360 also clutters the beautiful simplicity of Schnitzler’s original structure in La Ronde. The film tries to cram too much in – and often times, the intercutting between stories (especially when the movie is in America) quite simply doesn’t work. What’s odd is how easy it would have been to streamline the movie – to simplify it to a point where it would work.

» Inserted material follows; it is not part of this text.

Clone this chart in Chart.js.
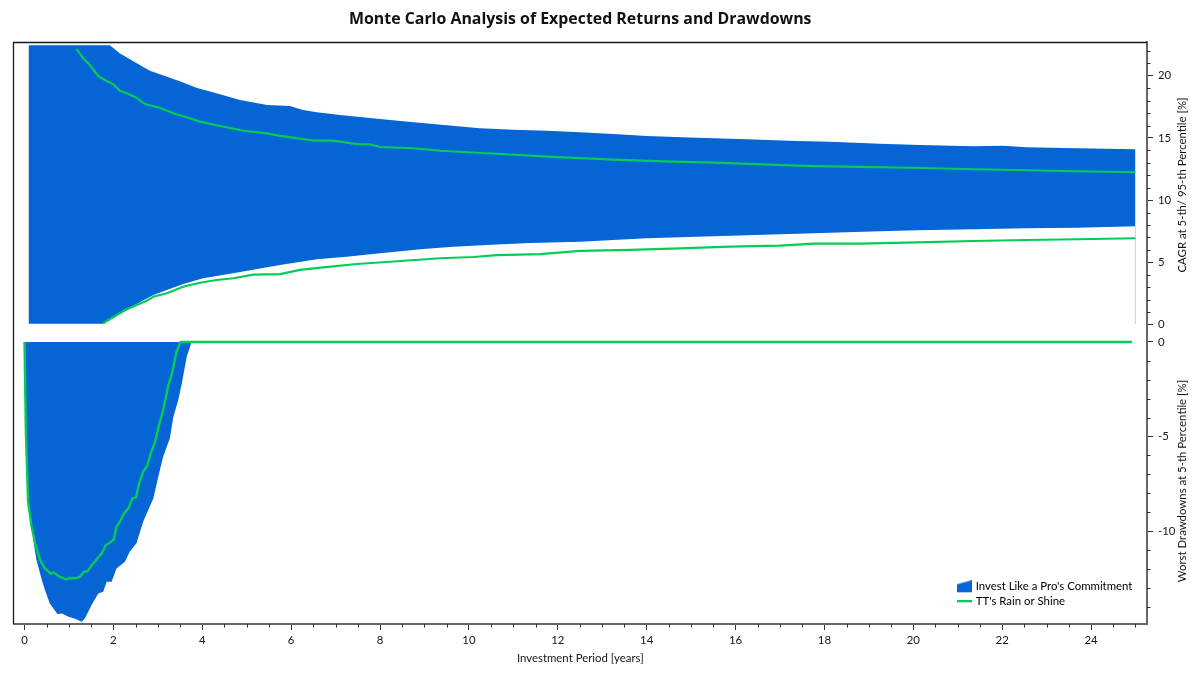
<!DOCTYPE html>
<html><head><meta charset="utf-8">
<style>html,body{margin:0;padding:0;background:#fff}canvas{display:block}</style>
<script src="https://cdn.jsdelivr.net/npm/chart.js@4/dist/chart.umd.js"></script>
</head><body>
<canvas id="c" width="1200" height="675"></canvas>
<script>
const chartTitle = "Monte Carlo Analysis of Expected Returns and Drawdowns";
const xTitle = "Investment Period [years]";
const yTopTitle = "CAGR at 5-th/ 95-th Percentile [%]";
const yBottomTitle = "Worst Drawdowns at 5-th Percentile [%]";
const blueName = "Invest Like a Pro's Commitment";
const greenName = "TT's Rain or Shine";

const xTicks = [0,2,4,6,8,10,12,14,16,18,20,22,24];
const yTopTicks = [0,5,10,15,20];
const yBottomTicks = [0,-5,-10];

const blueHighYears = [0.09,1.92,2.15,2.44,2.82,3.21,3.54,3.88,4.24,4.85,5.46,5.97,6.27,6.58,7.1,8.0,8.52,9.5,10.25,11.0,11.76,12.5,13.25,14.0,15.13,16.26,17.38,18.13,19.25,20.15,21.35,22.02,22.55,23.68,25.0];
const blueHighValues = [22.45,22.45,21.8,21.19,20.41,19.93,19.5,19.02,18.67,18.05,17.65,17.57,17.25,17.06,16.85,16.52,16.34,16.02,15.78,15.66,15.58,15.45,15.32,15.16,15.02,14.89,14.75,14.7,14.54,14.43,14.33,14.38,14.25,14.17,14.09];
const blueLowYears = [0.09,1.77,2.3,2.9,3.57,4.02,4.69,5.46,5.75,6.58,7.25,8.0,8.97,9.65,10.4,11.37,12.5,13.25,14.0,15.13,16.26,17.38,18.5,19.25,20.08,21.35,22.55,23.68,25.0];
const blueLowValues = [0.05,0.05,1.21,2.37,3.25,3.71,4.11,4.59,4.78,5.24,5.45,5.72,6.07,6.25,6.39,6.55,6.65,6.79,6.93,7.06,7.17,7.3,7.41,7.49,7.57,7.65,7.73,7.78,7.89];
const edgeYears = [25.0,25.0];
const edgeValues = [7.89,0.05];

const greenHighYears = [1.17,1.32,1.47,1.66,1.85,2.0,2.15,2.34,2.52,2.71,3.05,3.39,3.65,3.95,4.32,4.92,5.45,5.75,6.5,6.95,7.48,7.77,8.0,8.75,9.35,9.87,10.63,11.76,12.5,13.25,14.37,15.5,16.62,17.75,18.8,19.93,21.4,22.55,23.68,25.0];
const greenHighValues = [22.16,21.41,20.87,19.98,19.58,19.31,18.8,18.54,18.24,17.73,17.43,16.93,16.66,16.31,16.02,15.58,15.37,15.16,14.78,14.78,14.51,14.49,14.27,14.17,13.97,13.87,13.73,13.49,13.38,13.25,13.12,13.01,12.88,12.74,12.67,12.6,12.48,12.4,12.32,12.24];
const greenLowYears = [1.77,2.04,2.3,2.75,2.9,3.2,3.57,3.95,4.32,4.7,5.15,5.75,6.2,6.72,7.48,8.22,9.35,10.1,10.63,11.6,12.5,13.63,14.75,15.88,17.0,17.75,18.8,20.08,21.35,22.55,23.68,25.0];
const greenLowValues = [0.09,0.68,1.21,1.91,2.23,2.5,3.03,3.35,3.57,3.71,4.0,4.05,4.38,4.59,4.86,5.04,5.32,5.42,5.58,5.66,5.91,5.99,6.12,6.25,6.33,6.49,6.5,6.6,6.71,6.79,6.85,6.93];

const blueDrawYears = [0,0.01,0.05,0.08,0.14,0.22,0.27,0.39,0.46,0.57,0.74,0.84,0.99,1.14,1.29,1.36,1.51,1.66,1.77,1.85,1.96,2.07,2.26,2.37,2.52,2.67,2.9,3.01,3.12,3.27,3.35,3.46,3.54,3.65,3.76];
const blueDrawValues = [0,-2.89,-6.42,-8.45,-9.42,-10.83,-11.53,-12.59,-13.12,-13.83,-14.39,-14.36,-14.53,-14.64,-14.8,-14.62,-13.92,-13.3,-13.21,-12.68,-12.68,-11.98,-11.62,-11.09,-10.65,-9.51,-8.27,-7.13,-6.07,-5.1,-3.95,-3.07,-2.19,-0.78,0];
const greenDrawYears = [0,0.03,0.08,0.16,0.24,0.35,0.46,0.59,0.66,0.76,0.93,1.02,1.16,1.25,1.34,1.41,1.55,1.74,1.83,1.92,2.01,2.07,2.15,2.25,2.34,2.43,2.51,2.58,2.67,2.76,2.84,2.93,3.01,3.12,3.24,3.33,3.41,3.51,24.92];
const greenDrawValues = [0,-4.66,-8.45,-9.77,-10.65,-11.53,-11.98,-12.26,-12.2,-12.38,-12.56,-12.49,-12.5,-12.42,-12.15,-12.13,-11.71,-11.18,-10.74,-10.62,-10.44,-9.77,-9.51,-9.03,-8.8,-8.27,-8.22,-7.48,-6.86,-6.56,-5.89,-5.36,-4.57,-3.6,-2.28,-1.57,-0.6,0,0];

const BLUE = "#0565d5", GREEN = "#05cc58", FONT = "Lato", TITLE_FONT = "'Open Sans'", INK = "#151515", SMALL = 11.4;
const pts = (xs, ys) => xs.map((x, i) => ({x, y: ys[i]}));
const fixedTicks = (list) => (s) => { s.ticks = list.map(value => ({value})); };

function blueIcon(){
  const c = document.createElement("canvas"); c.width = 17; c.height = 13;
  const g = c.getContext("2d"); g.fillStyle = BLUE;
  g.beginPath(); g.moveTo(2,4); g.lineTo(9,2); g.lineTo(17,0); g.lineTo(17,12); g.lineTo(2,12); g.closePath(); g.fill();
  return c;
}
function greenIcon(){
  const c = document.createElement("canvas"); c.width = 17; c.height = 3;
  const g = c.getContext("2d"); g.fillStyle = GREEN; g.fillRect(2,0,15,2);
  return c;
}

const frame = {
  id: "frame",
  afterLayout(chart){
    const l = chart.legend;
    l.left = 953.4; l.right = 1147; l.top = 577.5; l.bottom = 612;
    const place = {yTop:185, yBottom:481};
    for (const id in place){
      const s = chart.scales[id];
      s.drawTitle = function(){
        const c = this.ctx, t = this.options.title;
        c.save(); c.translate(1182, place[id]); c.rotate(-Math.PI/2);
        c.font = SMALL + "px " + FONT; c.fillStyle = t.color; c.textAlign = "center"; c.textBaseline = "middle";
        c.fillText(t.text, 0, 0); c.restore();
      };
    }
  },
  afterDraw(chart){
    const c = chart.ctx, a = chart.chartArea, x = chart.scales.x, T = chart.scales.yTop, B = chart.scales.yBottom;
    c.save();
    c.strokeStyle = "#1a1a1a"; c.lineWidth = 1.3;
    c.beginPath(); c.moveTo(a.left, a.bottom); c.lineTo(a.left, a.top); c.lineTo(a.right, a.top); c.stroke();
    c.strokeStyle = "#333"; c.lineWidth = 1; c.beginPath();
    for (let v = 0.5; v <= 25; v += 0.5){
      if (v % 2 === 0) continue;
      const p = Math.round(x.getPixelForValue(v)) + 0.5;
      c.moveTo(p, a.bottom); c.lineTo(p, a.bottom + 3.5);
    }
    for (let v = 0; v <= 22; v++){
      if (v % 5 === 0) continue;
      const p = Math.round(T.getPixelForValue(v)) + 0.5;
      c.moveTo(a.right, p); c.lineTo(a.right + 3.5, p);
    }
    for (let v = 0; v >= -14; v--){
      if (v % 5 === 0) continue;
      const p = Math.round(B.getPixelForValue(v)) + 0.5;
      c.moveTo(a.right, p); c.lineTo(a.right + 3.5, p);
    }
    c.stroke(); c.restore();
  }
};

const line = (data, color, width, yAxisID, fill) => ({
  data, borderColor: color, borderWidth: width, backgroundColor: BLUE,
  pointRadius: 0, tension: 0, yAxisID, fill: fill === undefined ? false : fill
});

const rightAxis = (min, max, ticks, title) => ({
  type: "linear", position: "right", stack: "right", stackWeight: 1, min, max,
  afterBuildTicks: fixedTicks(ticks),
  afterFit(s){ s.width = 53; },
  grid: {display: true, drawOnChartArea: false, drawTicks: true, tickLength: 6, tickColor: "#333", tickWidth: 1},
  border: {display: true, color: "#666", width: 2},
  ticks: {padding: 5, autoSkip: false, maxRotation: 0, color: INK, font: {family: FONT, size: SMALL}, callback: v => String(v)},
  title: {display: true, text: title, color: INK, font: {family: FONT, size: SMALL}}
});

new Chart(document.getElementById("c"), {
  type: "line",
  data: {datasets: [
    line(pts(greenHighYears, greenHighValues), GREEN, 2.2, "yTop"),
    line(pts(greenLowYears, greenLowValues), GREEN, 2.2, "yTop"),
    line(pts(greenDrawYears, greenDrawValues), GREEN, 2.4, "yBottom"),
    line(pts(blueHighYears, blueHighValues), BLUE, 0, "yTop", 4),
    line(pts(blueLowYears, blueLowValues), BLUE, 0, "yTop"),
    line(pts(blueDrawYears, blueDrawValues), BLUE, 0, "yBottom", {value: 0}),
    line(pts(edgeYears, edgeValues), "#c9dde6", 1, "yTop")
  ]},
  options: {
    responsive: false, animation: false, devicePixelRatio: 1,
    layout: {padding: {left: 13.5, right: 0, top: 0, bottom: 0}},
    scales: {
      x: {
        type: "linear", position: "bottom", min: -0.2475, max: 25.26,
        afterBuildTicks: fixedTicks(xTicks),
        afterFit(s){ s.height = 51; },
        grid: {display: true, drawOnChartArea: false, drawTicks: true, tickLength: 6, tickColor: "#333", tickWidth: 1},
        border: {display: true, color: "#666", width: 2},
        ticks: {padding: 3, autoSkip: false, maxRotation: 0, color: INK, font: {family: FONT, size: SMALL}, callback: v => String(v)},
        title: {display: true, text: xTitle, color: INK, padding: {top: 1, bottom: 9.5}, font: {family: FONT, size: SMALL}}
      },
      yTop: rightAxis(-0.712, 22.68, yTopTicks, yTopTitle),
      yBottom: rightAxis(-14.92, 0.463, yBottomTicks, yBottomTitle)
    },
    plugins: {
      title: {display: true, text: chartTitle, color: "#111", fullSize: false, align: "center",
        font: {family: TITLE_FONT, size: 15.9, weight: "bold"}, padding: {top: 10, bottom: 13.4}},
      tooltip: {enabled: false},
      legend: {
        display: true, position: "chartArea", align: "start",
        labels: {
          usePointStyle: true, pointStyleWidth: 13, padding: 3.6, color: INK,
          font: {family: FONT, size: SMALL},
          generateLabels: () => [
            {text: blueName, fillStyle: BLUE, strokeStyle: BLUE, lineWidth: 0, pointStyle: blueIcon(), datasetIndex: 3, hidden: false},
            {text: greenName, fillStyle: GREEN, strokeStyle: GREEN, lineWidth: 0, pointStyle: greenIcon(), datasetIndex: 0, hidden: false}
          ]
        }
      }
    }
  },
  plugins: [frame]
});
</script>
</body></html>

360 is a major disappointment for both Meirelles and Morgan. Meirelles broke through with his brilliant 2002 film City of God, depicting the slums of Rio de Janerio in his native Brazil. Since then he made a very good John LeCarre adaptation in The Constant Gardener, and mistakenly adapted Jose Saramago’s brilliant novel Blindness, and turned it into the best movie version imaginable of a book that should never have been made into a movie. Each of his films seems to have less of the propulsive energy that made City of God so brilliant, and finally in 360, he has made a film so subdued that you just may fall asleep watching it. As for Morgan, he has written some great screenplays in his career – The Last King of Scotland, The Queen, Frost/Nixon, The Damned United – but like the last film he wrote, the horrible Clint Eastwood film Hereafter, 360 simply proves that perhaps he works better on more narrowly focused films, with fewer characters. When he tries to go big and write one of these “we are all connected” movies, his characters lack focus and depth. There are moments in 360 that work beautifully – especially a moving speech delivered by Hopkins at an AA meeting – but it all adds up to nothing.